* _Exercise directions_:
Give the number of lines containing the word "with", and nothing else.

───── Entries supplied ─────

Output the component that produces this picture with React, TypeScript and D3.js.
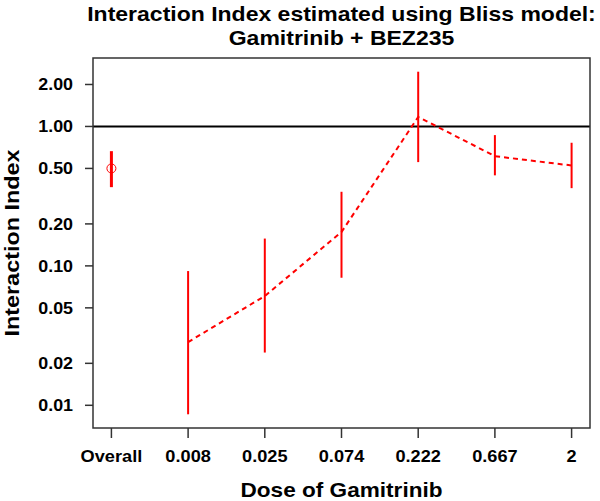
import React, { useEffect } from 'react';
import * as d3 from 'd3';

// doses on the x axis ("Overall" is the pooled estimate)
const doseLabels = ['Overall', '0.008', '0.025', '0.074', '0.222', '0.667', '2'];
// interaction index estimates and their confidence limits
const estimate = [0.5, 0.0284, 0.0608, 0.175, 1.17, 0.612, 0.525];
const lower = [0.367, 0.00862, 0.0239, 0.0822, 0.555, 0.446, 0.361];
const upper = [0.665, 0.0918, 0.157, 0.34, 2.47, 0.867, 0.764];
const yTicks = [0.01, 0.02, 0.05, 0.1, 0.2, 0.5, 1, 2];

const W = 600;
const H = 501;
const margin = { top: 58, right: 10, bottom: 73, left: 93 };

// bold label, stretched a little along its baseline like the original
const Label = ({ x, y, rotate = 0, size, stretch = 1, anchor = 'middle', children }) => (
  <text
    transform={`translate(${x},${y}) rotate(${rotate}) scale(${stretch},1)`}
    textAnchor={anchor}
    fontSize={size}
    fontWeight="bold"
  >
    {children}
  </text>
);

const App = () => {
  useEffect(() => {
    document.body.style.margin = '0';
  }, []);

  const x0 = margin.left;
  const x1 = W - margin.right;
  const y0 = H - margin.bottom;
  const y1 = margin.top;

  // R-style 4% padding on each side
  const n = doseLabels.length;
  const xPad = (n - 1) * 0.04;
  const x = d3.scaleLinear().domain([1 - xPad, n + xPad]).range([x0, x1]);

  const lo = Math.log10(d3.min(lower));
  const hi = Math.log10(d3.max(upper));
  const yPad = (hi - lo) * 0.04;
  const y = d3.scaleLog().domain([10 ** (lo - yPad), 10 ** (hi + yPad)]).range([y0, y1]);

  const doseIdx = d3.range(1, n); // dose-response points, not "Overall"
  const line = d3.line().x(i => x(i + 1)).y(i => y(estimate[i]));

  const font = 'Liberation Sans, Arial, sans-serif';
  const cx = (x0 + x1) / 2;

  return (
    <svg width={W} height={H} style={{ display: 'block', fontFamily: font }}>
      <rect width={W} height={H} fill="#fff" />

      {/* title */}
      <Label x={cx} y={21} size={20} stretch={1.15}>
        Interaction Index estimated using Bliss model:
      </Label>
      <Label x={cx} y={45} size={20} stretch={1.15}>
        Gamitrinib + BEZ235
      </Label>

      {/* reference line at 1 */}
      <line x1={x0} x2={x1} y1={y(1)} y2={y(1)} stroke="#000" strokeWidth={2} />

      {/* dashed line through dose estimates */}
      <path d={line(doseIdx)} fill="none" stroke="#ff0000" strokeWidth={2} strokeDasharray="5,4" />

      {/* confidence intervals */}
      {estimate.map((d, i) => (
        <line
          key={i}
          x1={x(i + 1)}
          x2={x(i + 1)}
          y1={y(lower[i])}
          y2={y(upper[i])}
          stroke="#ff0000"
          strokeWidth={i === 0 ? 3 : 2}
        />
      ))}

      {/* overall point */}
      <circle cx={x(1)} cy={y(estimate[0])} r={4.5} fill="none" stroke="#ff0000" strokeWidth={1} />

      {/* box */}
      <rect x={x0} y={y1} width={x1 - x0} height={y0 - y1} fill="none" stroke="#333" strokeWidth={1.5} />

      {/* y axis */}
      {yTicks.map(t => (
        <g key={t}>
          <line x1={x0 - 8} x2={x0} y1={y(t)} y2={y(t)} stroke="#333" strokeWidth={1.5} />
          <Label x={x0 - 20} y={y(t) + 6} size={17} stretch={1.05} anchor="end">
            {t.toFixed(2)}
          </Label>
        </g>
      ))}
      <Label x={19} y={(y0 + y1) / 2} rotate={-90} size={20} stretch={1.17}>
        Interaction Index
      </Label>

      {/* x axis */}
      {doseLabels.map((lab, i) => (
        <g key={lab}>
          <line x1={x(i + 1)} x2={x(i + 1)} y1={y0} y2={y0 + 10} stroke="#333" strokeWidth={1.5} />
          <Label x={x(i + 1)} y={462} size={17} stretch={1.07}>
            {lab}
          </Label>
        </g>
      ))}
      <Label x={cx} y={497} size={20} stretch={1.13}>
        Dose of Gamitrinib
      </Label>
    </svg>
  );
};

export default App;
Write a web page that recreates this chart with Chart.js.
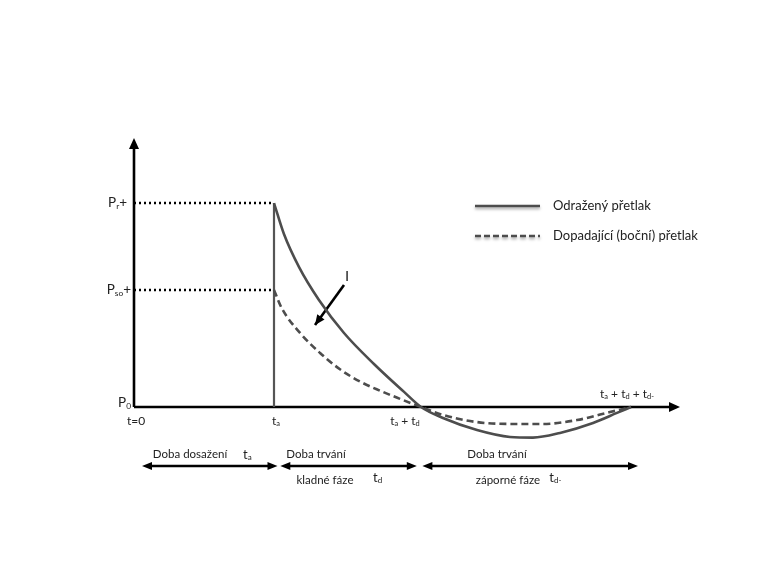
<!DOCTYPE html>
<html>
<head>
<meta charset="utf-8">
<script src="https://cdn.jsdelivr.net/npm/chart.js@4.4.1/dist/chart.umd.min.js"></script>
<style>
  html, body { margin: 0; padding: 0; background: #fff; }
  #wrap { width: 760px; height: 570px; }
</style>
</head>
<body>
<div id="wrap"><canvas id="chart" width="760" height="570"></canvas></div>
<script>
// time in units where t_a = 10, pressure in units where P_r+ = 10
const timeMarks = [0, 10, 20.5, 35.5];
const pressureMarks = [0, 5.74, 10];

const reflectedT = [10, 10.71, 11.79, 13.21, 15.0, 17.14, 19.29, 20.5, 22.07, 24.5, 26.86, 28.5, 30.43, 32.79, 34.5, 35.5];
const reflectedP = [10, 8.48, 6.86, 5.25, 3.63, 2.11, 0.74, 0, -0.54, -1.13, -1.47, -1.5, -1.27, -0.78, -0.29, 0];

const incidentT = [10, 10.55, 11.86, 13.29, 14.71, 16.14, 17.57, 19.0, 20.5, 22.07, 24.5, 26.86, 29.21, 31.64, 34, 35.5];
const incidentP = [5.74, 4.85, 3.63, 2.65, 1.85, 1.25, 0.8, 0.4, 0, -0.39, -0.74, -0.83, -0.83, -0.64, -0.25, 0];

// label "I" pointer: tail -> tip
const pointerT = [15, 12.93];
const pointerP = [5.98, 4.02];

const seriesNames = ['Odražený přetlak', 'Dopadající (boční) přetlak'];

// rich labels: [text, isSubscript]
const yTickLabels = [
  [['P', 0], ['0', 1]],
  [['P', 0], ['so', 1], ['+', 0]],
  [['P', 0], ['r', 1], ['+', 0]],
];
const xTickLabels = [
  [['t=0', 0]],
  [['t', 0], ['a', 1]],
  [['t', 0], ['a', 1], [' + t', 0], ['d', 1]],
  [['t', 0], ['a', 1], [' + t', 0], ['d', 1], [' + t', 0], ['d-', 1]],
];

const phaseSpans = [[0.57, 10.25], [10.45, 20.2], [20.6, 36.0]];
const phaseTop = ['Doba dosažení', 'Doba trvání', 'Doba trvání'];
const phaseBottom = ['', 'kladné fáze', 'záporné fáze'];
const phaseSymbol = [
  [['t', 0], ['a', 1]],
  [['t', 0], ['d', 1]],
  [['t', 0], ['d-', 1]],
];

const FONT = 'Lato, "Open Sans", sans-serif';
const DARK = '#4d4d4d';

const toPts = (xs, ys) => xs.map((x, i) => ({ x: x, y: ys[i] }));

function richWidth(ctx, parts, size) {
  let w = 0;
  parts.forEach(([t, sub]) => {
    ctx.font = (sub ? size * 0.62 : size) + 'px ' + FONT;
    w += ctx.measureText(t).width;
  });
  return w;
}

function drawRich(ctx, parts, x, y, size, align) {
  const w = richWidth(ctx, parts, size);
  let cx = align === 'right' ? x - w : align === 'center' ? x - w / 2 : x;
  ctx.textBaseline = 'middle';
  ctx.textAlign = 'left';
  parts.forEach(([t, sub]) => {
    ctx.font = (sub ? size * 0.62 : size) + 'px ' + FONT;
    ctx.fillText(t, cx, sub ? y + size * 0.22 : y);
    cx += ctx.measureText(t).width;
  });
}

function arrowHead(ctx, x, y, ang, len, half) {
  ctx.beginPath();
  ctx.moveTo(x, y);
  ctx.lineTo(x - len * Math.cos(ang) + half * Math.sin(ang), y - len * Math.sin(ang) - half * Math.cos(ang));
  ctx.lineTo(x - len * Math.cos(ang) - half * Math.sin(ang), y - len * Math.sin(ang) + half * Math.cos(ang));
  ctx.closePath();
  ctx.fill();
}

const diagramPlugin = {
  id: 'diagram',
  beforeDatasetsDraw(chart) {
    const ctx = chart.ctx;
    const xs = chart.scales.x, ys = chart.scales.y;
    const x0 = xs.getPixelForValue(0), y0 = ys.getPixelForValue(0);
    ctx.save();
    ctx.strokeStyle = '#000';
    ctx.fillStyle = '#000';
    ctx.lineWidth = 2.6;
    // axes
    ctx.beginPath();
    ctx.moveTo(x0, y0);
    ctx.lineTo(x0, ys.getPixelForValue(ys.max) + 6);
    ctx.moveTo(x0, y0);
    ctx.lineTo(xs.getPixelForValue(xs.max) - 6, y0);
    ctx.stroke();
    arrowHead(ctx, x0, ys.getPixelForValue(ys.max), -Math.PI / 2, 11, 5);
    arrowHead(ctx, xs.getPixelForValue(xs.max), y0, 0, 11, 5);
    ctx.restore();
  },
  afterDatasetsDraw(chart) {
    const ctx = chart.ctx;
    const xs = chart.scales.x, ys = chart.scales.y;
    const px = v => xs.getPixelForValue(v);
    const py = v => ys.getPixelForValue(v);
    ctx.save();
    ctx.fillStyle = '#222';

    // y tick labels
    drawRich(ctx, yTickLabels[0], px(0) - 3, py(pressureMarks[0]) - 4, 13.5, 'right');
    drawRich(ctx, yTickLabels[1], px(0) - 3, py(pressureMarks[1]), 13.5, 'right');
    drawRich(ctx, yTickLabels[2], px(0) - 7, py(pressureMarks[2]), 13.5, 'right');

    // x tick labels
    drawRich(ctx, xTickLabels[0], px(timeMarks[0]) + 2, py(0) + 14, 12, 'center');
    drawRich(ctx, xTickLabels[1], px(timeMarks[1]) + 2, py(0) + 14, 12, 'center');
    drawRich(ctx, xTickLabels[2], px(timeMarks[2]) - 16, py(0) + 14, 12, 'center');
    drawRich(ctx, xTickLabels[3], px(timeMarks[3]) - 4, py(0) - 13, 12, 'center');

    // pointer arrow head + label
    const tx = px(pointerT[1]), ty = py(pointerP[1]);
    const ang = Math.atan2(ty - py(pointerP[0]), tx - px(pointerT[0]));
    ctx.fillStyle = '#000';
    arrowHead(ctx, tx, ty, ang, 10, 4.5);
    ctx.font = '13px ' + FONT;
    ctx.textAlign = 'center';
    ctx.textBaseline = 'middle';
    ctx.fillText('I', px(pointerT[0]) + 3, py(pointerP[0]) - 8);

    // phase spans
    const yArrow = py(-2.89);
    ctx.strokeStyle = '#000';
    ctx.lineWidth = 2.4;
    phaseSpans.forEach(([a, b]) => {
      const xa = px(a), xb = px(b);
      ctx.beginPath();
      ctx.moveTo(xa + 5, yArrow);
      ctx.lineTo(xb - 5, yArrow);
      ctx.stroke();
      arrowHead(ctx, xa, yArrow, Math.PI, 10, 4);
      arrowHead(ctx, xb, yArrow, 0, 10, 4);
    });
    ctx.fillStyle = '#222';
    ctx.font = '11.5px ' + FONT;
    ctx.textAlign = 'center';
    ctx.fillText(phaseTop[0], px(4.0), py(-2.3));
    ctx.fillText(phaseTop[1], px(13.0), py(-2.3));
    ctx.fillText(phaseTop[2], px(25.93), py(-2.3));
    ctx.fillText(phaseBottom[1], px(13.64), py(-3.6));
    ctx.fillText(phaseBottom[2], px(26.71), py(-3.6));
    drawRich(ctx, phaseSymbol[0], px(8.1), py(-2.35), 13, 'center');
    drawRich(ctx, phaseSymbol[1], px(17.4), py(-3.45), 13, 'center');
    drawRich(ctx, phaseSymbol[2], px(30.1), py(-3.45), 13, 'center');

    // legend
    const lx0 = 475, lx1 = 540;
    const rows = [206, 236];
    ctx.lineWidth = 2.6;
    ctx.strokeStyle = DARK;
    ctx.shadowColor = 'rgba(0,0,0,0.35)';
    ctx.shadowBlur = 3;
    ctx.shadowOffsetY = 2;
    rows.forEach((ry, i) => {
      ctx.setLineDash(i === 0 ? [] : [6, 3]);
      ctx.beginPath();
      ctx.moveTo(lx0, ry);
      ctx.lineTo(lx1, ry);
      ctx.stroke();
    });
    ctx.setLineDash([]);
    ctx.shadowColor = 'transparent';
    ctx.font = '13px ' + FONT;
    ctx.textAlign = 'left';
    ctx.fillStyle = '#222';
    rows.forEach((ry, i) => ctx.fillText(seriesNames[i], 553, ry));
    ctx.restore();
  }
};

new Chart(document.getElementById('chart'), {
  type: 'line',
  data: {
    datasets: [
      {
        label: seriesNames[0],
        data: toPts(reflectedT, reflectedP),
        borderColor: DARK,
        borderWidth: 2.6,
        pointRadius: 0,
        cubicInterpolationMode: 'monotone',
      },
      {
        label: seriesNames[1],
        data: toPts(incidentT, incidentP),
        borderColor: DARK,
        borderWidth: 2.6,
        borderDash: [7, 4],
        pointRadius: 0,
        cubicInterpolationMode: 'monotone',
      },
      {
        label: 'ta',
        data: [{ x: timeMarks[1], y: 0 }, { x: timeMarks[1], y: pressureMarks[2] }],
        borderColor: '#555',
        borderWidth: 2.2,
        pointRadius: 0,
      },
      {
        label: 'Pr',
        data: [{ x: 0, y: pressureMarks[2] }, { x: timeMarks[1], y: pressureMarks[2] }],
        borderColor: '#000',
        borderWidth: 2.6,
        borderDash: [2, 3],
        pointRadius: 0,
      },
      {
        label: 'Pso',
        data: [{ x: 0, y: pressureMarks[1] }, { x: timeMarks[1], y: pressureMarks[1] }],
        borderColor: '#000',
        borderWidth: 2.6,
        borderDash: [2, 3],
        pointRadius: 0,
      },
      {
        label: 'I',
        data: toPts(pointerT, pointerP),
        borderColor: '#000',
        borderWidth: 2.6,
        pointRadius: 0,
      },
    ],
  },
  options: {
    responsive: false,
    animation: false,
    layout: { padding: { left: 134, right: 80, top: 138, bottom: 70 } },
    scales: {
      x: { type: 'linear', min: 0, max: 39, display: false },
      y: { type: 'linear', min: -4.56, max: 13.19, display: false },
    },
    plugins: {
      legend: { display: false },
      tooltip: { enabled: false },
    },
  },
  plugins: [diagramPlugin],
});
</script>
</body>
</html>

─────

* _Full output_:
2